I’ve been thinking about this cartoon a lot over the past week, as my colleague Huggy Rao and I spent last week leading an executive program called Customer-Focused Innovation. I will write a more detailed blog post about the program in the next week or so. This is a joint venture between the Stanford d.school and Graduate School of Business. I wrote a long post about what happened last year, but the basic structure is that the mornings are devoted to case discussions and lecture, where the executives use “clean” academic models to talk about ways to tackle innovation problems; and the afternoons are done in the “messy” d.school style, where they get out and observe an innovation challenge (this year it was redesigning the gas pump experience), brainstorm some solutions, develop some prototype solutions, and then get feedback from executives in the industry about what they like and don’t like about the solutions. The d.school experience was led by Perry Klebhan (who took a week off from his job as CEO of Timbuk2) and Alex Kazaks (who took a week of vacation from his job as a McKinsey consultant).
I first saw this New Yorker cartoon in a book called The Social Psychology of Organizing by Karl Weick, one my heroes who I've blogged about here before. I was thinking of it all week for several reasons.
First, in innovation, the people who precisely quantify – or try to quantify – the risks of any new idea can often come up with excellent reasons why a particular idea is likely to fail, and indeed, since most new ideas have a high failure rate, they are usually right when their logic – whatever numbers they assign – is applied to any particular new idea. BUT the rub is that if your organization never tries anything new because there is always a strong case against any new idea. As an example, look at this week’s Fortune, it shows that none of “green” investments yet backed by Silicon Valley venture capital firm Kleiner, Perkins, Caufield, & Byers (where Al Gore just accepted a job) has been financially successful yet. So the realists are winning a lot of innings lately – but without the idealists, we all lose in the end.
Second, one of the most powerful and persistent findings in the behavioral sciences is the self-fulfilling prophecy: Simply believing that something will happen, and convincing others that it will be so, increases the odds that it will, indeed, come true. Realists often do a fantastic job of convincing others why good ideas will fail; while idealists push on and inspire others to join them against the odds. Now, I am not against realists. We need real evidence and we need to know the risks of what we are doing, but the irony is that the odds of failure may be objectively lower for idealists then realists (and pessimists); so the prophecies of each group may be fulfilled. Moreover, when the odds are against you or your idea, oddly enough, one of the few methods that have been shown to increase the odds of success is convince yourself and others that – if everyone just persists – the odds of success are high. This paradox has always intrigued me and I write about it a lot in Weird Ideas That Work. And does have a very practical, and evidence-based, implication: All other things being equal, you should bet on optimists rather pessimists.

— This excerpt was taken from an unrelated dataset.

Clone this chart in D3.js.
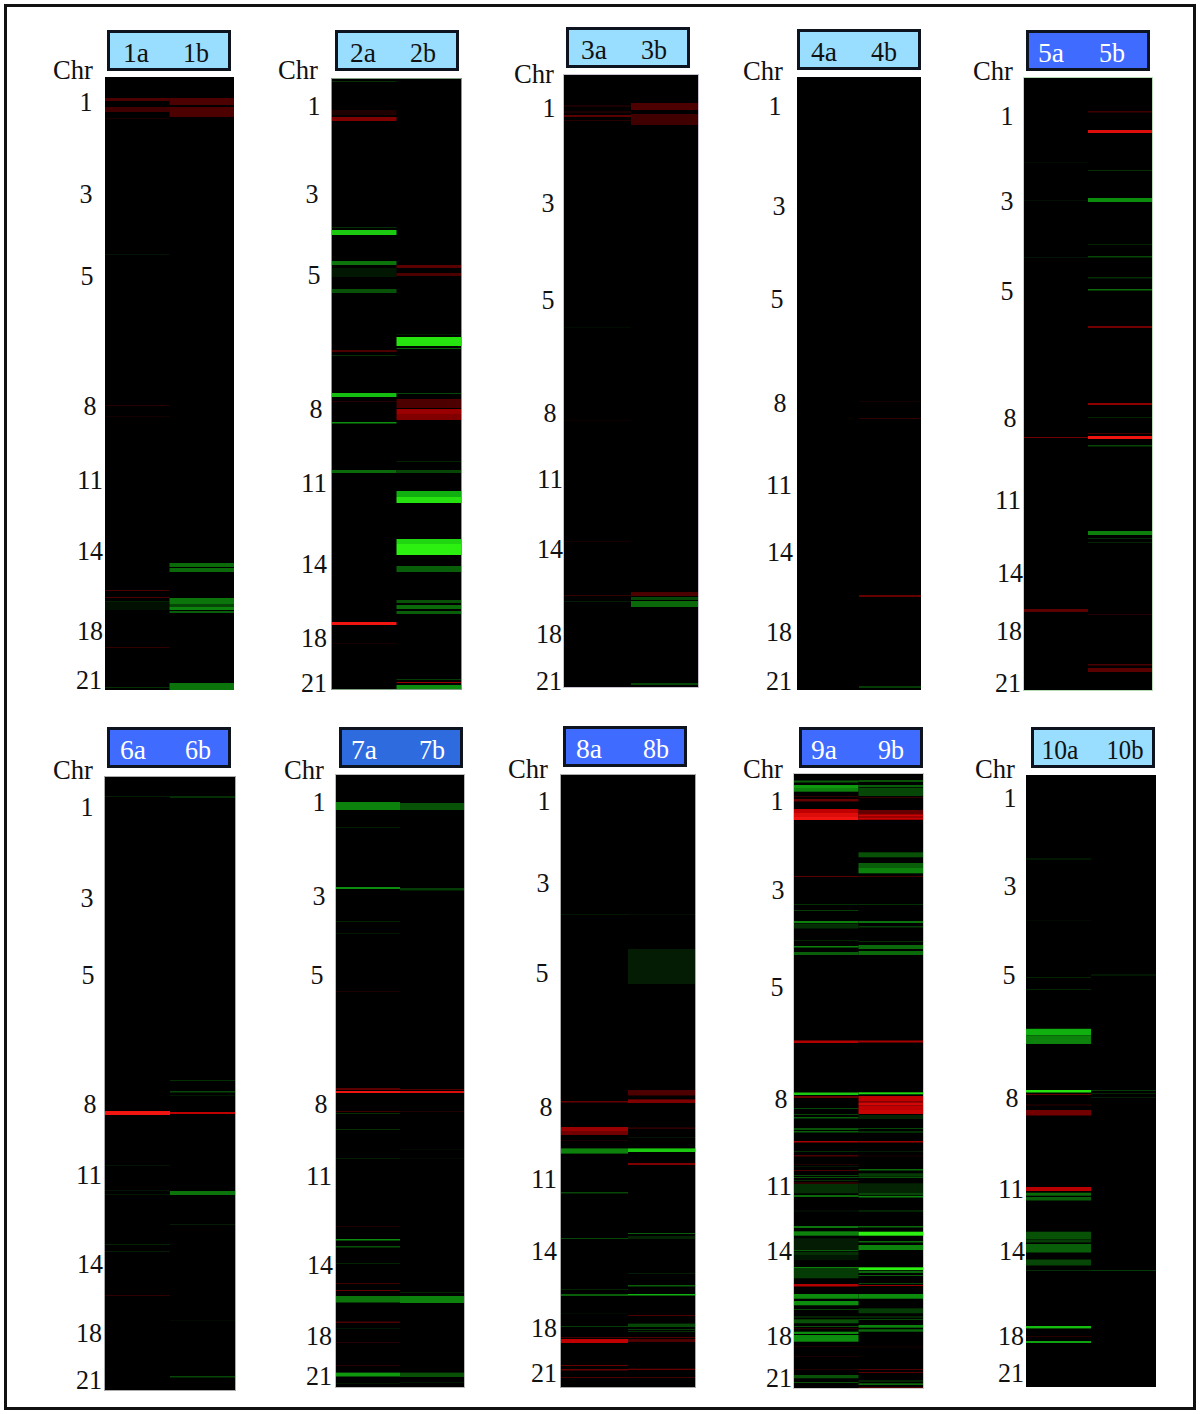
<!DOCTYPE html>
<html><head><meta charset="utf-8">
<script src="https://cdnjs.cloudflare.com/ajax/libs/d3/7.8.5/d3.min.js"></script>
<style>html,body{margin:0;padding:0;background:#fff}svg{display:block}text{font-family:"Liberation Serif",serif}</style>
</head><body><svg id="c" width="1200" height="1414"><defs><filter id="soft" x="-2%" y="-2%" width="104%" height="104%" color-interpolation-filters="sRGB"><feGaussianBlur stdDeviation="0.3 0.45"/></filter></defs></svg>
<script>
// Every band: [start, end, log-ratio]; position in track units from chromosome 1 end; + red (gain), - green (loss)
const p1a=[[21,24,.3],[30,35,.25],[41,42,.1],[177,178,-.08],[328,329,.15],[339,340,.08],[513,514,.3],[520,521,.3],[524,525,-.15],[525,533,-.07],[570,571,.2],[610,611,-.2]];
const p1b=[[21,28,.3],[30,40,.3],[486,490,-.45],[491,495,-.45],[521,527,-.5],[527,530,-.3],[530,533,-.55],[534,536,-.4],[606,613,-.5]];
const p2a=[[2,3,-.2],[31,36,.12],[38,42,.5],[148,149,-.2],[151,156,-.85],[182,186,-.5],[189,198,-.1],[210,214,-.35],[271,273,.3],[276,277,-.2],[314,318,-.8],[322,323,.15],[343,344.5,-.6],[391,394,-.45],[543,546,1],[564,565,.08]];
const p2b=[[186,189,.35],[194,197,.3],[255,256,-.1],[258,267,-.95],[269,270,-.4],[314,315,-.3],[320,329,.3],[330,335,.6],[335,341,.5],[382,383,-.15],[391,394,-.3],[412,418,-.75],[418,424,-.95],[460,465,-.9],[465,476,-1],[487,493,-.4],[521,524,-.35],[526,530,-.45],[532,535,-.4],[600,601,-.25],[603,604,.6],[606,610,-.6]];
const p3a=[[30,32,.1],[36,38,.1],[40,42,.35],[45,46,.15],[252,253,-.05],[345,346,.05],[466,467,.08],[520,521,.2],[526,527,-.12]];
const p3b=[[28,35,.3],[39,44,.25],[44,50,.25],[517,521,.3],[522,525,-.3],[526,532,-.45],[608,610,-.3]];
const p4a=[];
const p4b=[[324,325,.08],[341,342,.2],[518,520,.4],[609,611,-.25]];
const p5a=[[84,85,-.05],[122,123,-.06],[179,180,-.08],[359,360,.45],[531,534,.35]];
const p5b=[[33,34.5,.25],[52,55,.9],[92,93,-.2],[120,124,-.6],[166,167,-.15],[178,179.5,-.3],[199,200.5,-.2],[211,212.5,-.45],[248,250,.45],[325,327,.55],[339,340,-.15],[355,356,.25],[358,361,1],[367,368.5,-.3],[453,457,-.55],[460,461,-.2],[464,465,-.15],[536,537,.15],[586,587.5,.3],[590,594,.35]];
const p6a=[[19,20,-.12],[334,338,1],[388,389,-.08],[413,414,-.08],[417,418,-.1],[467,468,-.15],[474,475,-.12],[518,519,.18]];
const p6b=[[19,21,-.2],[303,304,-.2],[314,315.5,-.3],[318,319,-.1],[335,337,.75],[414,418,-.5],[447,448,-.12],[543,544,-.04],[599,600.5,-.3]];
const p7a=[[27,35,-.55],[52,53,-.12],[112,114,-.6],[146,147,-.15],[158,159,-.1],[216,217,.1],[313,315,.35],[316,318,1],[336,337,.25],[338,339,-.2],[354,355,-.2],[383,384,-.12],[451,452,.12],[464,465.5,-.6],[471,472.5,-.35],[488,489,-.15],[508,509,.25],[515,516,.4],[521,527.5,-.5],[546.5,548,.3],[553,554,-.1],[567,568,.15],[590,591,.15],[597.6,601.5,-.65],[608,609,-.1]];
const p7b=[[28,35,-.35],[113,115.5,-.25],[314,315,.3],[316,318,.9],[336,337,.12],[374,375,-.04],[383,384,-.04],[517,518,-.15],[521,528,-.55],[597.6,602,-.35],[607,608,-.1]];
const p8a=[[139,140,-.1],[326,327.5,.4],[352,356,.6],[356,360,.45],[365,366,.1],[373.4,378.6,-.55],[417,418.5,-.3],[463,464,-.3],[514,515,-.15],[519,521,-.4],[538,539,-.05],[551,552,-.25],[562,563,.25],[564,568,.75],[590,591,.4],[594,595.5,.4],[602,603,.3]];
const p8b=[[139,140,-.06],[174,209,-.12],[315,320.5,.3],[324.4,328,.5],[352.6,353.6,.3],[362,363,-.08],[373.4,377,-.85],[388,390,.5],[458,459,-.4],[461,464,-.15],[498,499,-.12],[510,511.5,-.4],[519,520.5,-.75],[540,541,.3],[548.6,552,-.3],[554,555,-.25],[556,557,-.2],[562,563,.3],[564,567,.3],[593.7,595,.4],[602,603,.25]];
const p9a=[[6.5,8.5,-.4],[11,14,-.65],[14,17.7,-.55],[22,23,.2],[25,27.5,.4],[35,39,.75],[39,43,.9],[43,46,1],[102,103,.35],[130,131,-.2],[136,137,-.25],[147,149,-.55],[149.5,154.5,-.2],[166,167,-.15],[172,173.5,-.55],[178,181,-.4],[266.5,269,.7],[318.5,321,-.85],[322,324,.4],[334,335,-.3],[340,341,-.3],[343,344.5,-.4],[354,356,-.35],[357,358.5,-.4],[367,368.5,.65],[377,378,-.2],[381,382.5,.3],[390,391,.12],[392,393,-.1],[396,397,.3],[401,402,-.3],[403,404,-.35],[406,407,-.2],[408.5,409.5,.35],[410,419.3,-.2],[421,423,-.45],[436.5,437.5,-.1],[452,454,-.5],[457.3,461.7,-.55],[464.3,476,-.12],[476,477,-.4],[477.7,481,-.2],[481,486,-.1],[493,494.5,-.55],[494.5,504.3,-.25],[510,512.5,.7],[520,524.7,-.6],[527,531.3,-.6],[535,536,-.3],[542.5,543.5,-.3],[545.3,549.3,-.35],[552,553,-.35],[554,555,.15],[557.7,560,-.6],[561,567.7,-.6],[572,573,.1],[582,583,.1],[595,596,.12],[601,604.3,-.35],[608,609,-.35]];
const p9b=[[6,8,-.35],[11,13,-.4],[13.7,22,-.3],[23,24,.2],[36,40,.4],[40,46,.6],[41,42,.8],[44,45,.8],[78.3,83.3,-.35],[89,94,-.4],[94,99.3,-.55],[102,103,.25],[130,131,-.2],[147,149,-.5],[152,153.5,-.25],[167,168,-.2],[171,175,-.45],[177,181,-.45],[266.5,268.5,.65],[318.3,320.3,-.9],[322,327.7,.75],[328.3,331.7,.85],[332,336,.75],[336,340,.8],[341,345,-.15],[354,355,-.3],[357.5,358.5,-.4],[367,368.5,.6],[377,378,-.12],[381.5,382.5,.1],[395,396.5,-.45],[399.3,402.7,-.25],[403,404,-.35],[409.3,418.7,-.15],[418.7,421.3,-.3],[422,423.5,-.55],[436.5,437.5,-.3],[452,453.5,-.45],[457.7,461.7,-1],[467,468.5,-.45],[471,476,-.55],[493.3,496,-1],[496.7,499,-.45],[501,502,-.4],[509,510,-.3],[511,512,.6],[520,524.7,-.6],[534.3,539.3,-.25],[542.5,543.5,-.3],[545,546,-.3],[551,553.7,-.55],[555.3,557.7,-.45],[572.5,573.5,.08],[595,596,.3],[598,599,.35],[606.5,607.5,-.3],[609.3,611,-.45],[613,614,.3]];
const p10a=[[83.5,84.5,-.2],[145,146,-.04],[202,203,-.15],[214,215,-.15],[253.8,260.3,-.75],[260.3,269,-.55],[315,317.5,-.95],[319,320,.4],[329.5,330.5,.2],[335,340.5,.45],[412,416,.72],[417.7,420.7,-.45],[422,425.5,-.4],[456.7,464.5,-.35],[465,467.5,-.25],[469,477.5,-.4],[484.5,490.5,-.3],[495,496,-.2],[551,553.4,-.8],[561,562,.15],[566,568,-.7]];
const p10b=[[199.5,200.5,-.2],[315,316,-.25],[318,319,-.15],[322,323,-.12],[495,496,-.25]];
const tracksA=[p1a,p2a,p3a,p4a,p5a,p6a,p7a,p8a,p9a,p10a];
const tracksB=[p1b,p2b,p3b,p4b,p5b,p6b,p7b,p8b,p9b,p10b];
const samples=["1","2","3","4","5","6","7","8","9","10"];
const chrTicks=["1","3","5","8","11","14","18","21"];
const chrTitle="Chr";

// Layout
const trackLeft=[105,332,564,797,1024,105,336,561,794,1026];
const trackRight=[234,461,698,921,1152,235,464,695,923,1156];
const trackTop=[77,79,75,77,78,777,775,775,774,775];
const trackBottom=[690,689,687,690,690,1390,1387,1387,1388,1387];
const trackEdge=["none","#7f9f80","#c8c0d0","none","#b8dcb8","#aaa","#bbb","#aaa","#ccc","none"];
const headLeft=[107,335,566,797,1026,107,339,563,799,1031];
const headTop=[30,30,27,29,30,727,727,726,727,727];
const headFill=["#99ddff","#99ddff","#99ddff","#99ddff","#3f6bff","#3f6bff","#2e6bde","#3f6bff","#3f6bff","#99ddff"];
const headInk=["#111","#111","#111","#111","#fff","#fff","#fff","#fff","#fff","#111"];
const headLabelA=[136,363,594,824,1051,133,364,589,824,1060];
const headLabelB=[196,423,654,884,1112,198,432,656,891,1125];
const chrLabelLeft=[53,278,514,743,973,53,284,508,743,975];
const chrLabelY=[70,70,74,71,71,770,770,769,769,769];
const tickX=[[86,86,87,90,90,90,90,89],[314,312,314,316,314,314,314,314],[549,548,548,550,550,550,549,549],[775,779,777,780,779,780,779,779],[1007,1007,1007,1010,1008,1010,1009,1008],[87,87,88,90,89,90,89,89],[319,319,317,321,319,320,319,319],[544,543,542,546,544,544,544,544],[777,778,777,781,779,779,779,779],[1010,1010,1009,1012,1011,1012,1011,1011]];
const tickY=[[102,194,276,406,480,551,631,680],[106,194,275,409,483,564,638,683],[108,203,300,413,479,549,634,681],[106,206,299,403,485,552,632,681],[116,201,291,418,500,573,631,683],[807,898,975,1104,1175,1264,1333,1380],[802,896,975,1104,1176,1265,1336,1376],[801,883,973,1107,1179,1251,1328,1373],[801,890,987,1099,1186,1251,1336,1378],[798,886,975,1098,1189,1251,1336,1373]];

const svg=d3.select("#c");
svg.append("rect").attr("x",5.5).attr("y",5.5).attr("width",1189).attr("height",1403)
  .attr("fill","#fff").attr("stroke","#111").attr("stroke-width",3);

const colour=d3.scaleLinear().domain([-1,-.75,0,.75,1]).range(["#2bf010","#10b010","#000","#c00000","#f01510"]).clamp(true);

samples.forEach((s,i)=>{
  const g=svg.append("g").attr("class","panel-"+s);
  const x=d3.scaleBand().domain(["a","b"]).range([trackLeft[i],trackRight[i]]);
  const y=d3.scaleLinear().domain([0,trackBottom[i]-trackTop[i]]).range([trackTop[i],trackBottom[i]]);
  g.append("rect").attr("x",trackLeft[i]).attr("y",trackTop[i])
    .attr("width",trackRight[i]-trackLeft[i]).attr("height",trackBottom[i]-trackTop[i]).attr("fill","#000");
  const clipId="clip"+s;
  svg.select("defs").append("clipPath").attr("id",clipId).append("rect")
    .attr("x",trackLeft[i]).attr("y",trackTop[i]).attr("width",trackRight[i]-trackLeft[i]).attr("height",trackBottom[i]-trackTop[i]);
  const clipped=g.append("g").attr("clip-path","url(#"+clipId+")");
  [["a",tracksA[i]],["b",tracksB[i]]].forEach(([col,bands])=>{
    clipped.append("g").attr("filter","url(#soft)").selectAll("rect").data(bands).join("rect")
      .attr("x",x(col)).attr("width",x.bandwidth())
      .attr("y",d=>y(d[0])).attr("height",d=>y(d[1])-y(d[0]))
      .attr("fill",d=>colour(d[2]));
  });
  if(trackEdge[i]!=="none"){
    g.append("rect").attr("x",trackLeft[i]-.5).attr("y",trackTop[i]-.5)
      .attr("width",trackRight[i]-trackLeft[i]+1).attr("height",trackBottom[i]-trackTop[i]+1)
      .attr("fill","none").attr("stroke",trackEdge[i]).attr("stroke-width",1);
  }
  g.append("rect").attr("x",headLeft[i]+1.5).attr("y",headTop[i]+1.5).attr("width",121).attr("height",38)
    .attr("fill",headFill[i]).attr("stroke","#0d1420").attr("stroke-width",3);
  [[s+"a",headLabelA[i]],[s+"b",headLabelB[i]]].forEach(([t,px])=>{
    g.append("text").attr("x",px).attr("y",headTop[i]+32).attr("text-anchor","middle")
      .attr("font-size",28).attr("textLength",s==="10"?37:26).attr("lengthAdjust","spacingAndGlyphs")
      .attr("fill",headInk[i]).text(t);
  });
  g.append("text").attr("x",chrLabelLeft[i]).attr("y",chrLabelY[i]+9).attr("font-size",28)
    .attr("textLength",40).attr("lengthAdjust","spacingAndGlyphs").attr("fill","#111").text(chrTitle);
  g.append("g").selectAll("text").data(chrTicks).join("text")
    .attr("x",(d,k)=>tickX[i][k]).attr("y",(d,k)=>tickY[i][k]+8.5)
    .attr("text-anchor","middle").attr("font-size",28)
    .attr("textLength",d=>d.length>1?26:13).attr("lengthAdjust","spacingAndGlyphs")
    .attr("fill","#111").text(d=>d);
});
</script></body></html>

Third and finally, it reminded me of the difference between the “clean” classroom experience in the morning and the “messy” d.school experience in the afternoon. The mornings were taught by master teachers, accustomed to orchestrating lecture and classroom discussion in way that scored runs consistently and predictably in just about every session (after you have taught case 50 times or more, the odds are that you’ve heard most of the questions before, and know how to handle the class). But the d.school experience meant that the teaching team was leading new exercise and that the executives were out of their comfort zones. Walking around gas stations, doing intense teamwork with people they had never met before, building prototypes of gas stations (and throwing away lots of ideas). So, to paraphrase what one executive said to us last year, the runs in “clean” part pile up faster and more consistently with in mornings, but at the end, the d.school experience wins out for many of them because they actually do creative work and have it evaluated by people who might actually use those ideas. Indeed, as a general rule, talking about how to make creativity happen in an organization is a lot less messy and confusing than actually doing creative work.
Of course, both the “clean” and “messy” approaches have strengths. In particular, it is easy to forget the big picture – the firm’s innovation strategy or core cultural elements – when you are talking to a pissed-off customer or trying to build a model of a gas station out of Lego, sliver tape, and foam. So Huggy and I believe that leading innovation requires both.
P.S. Note that I got (i.e., bought) permission from The New Yorker t o use this cartoon on my blog for six months. Please don’t paste into your page without getting permission from them.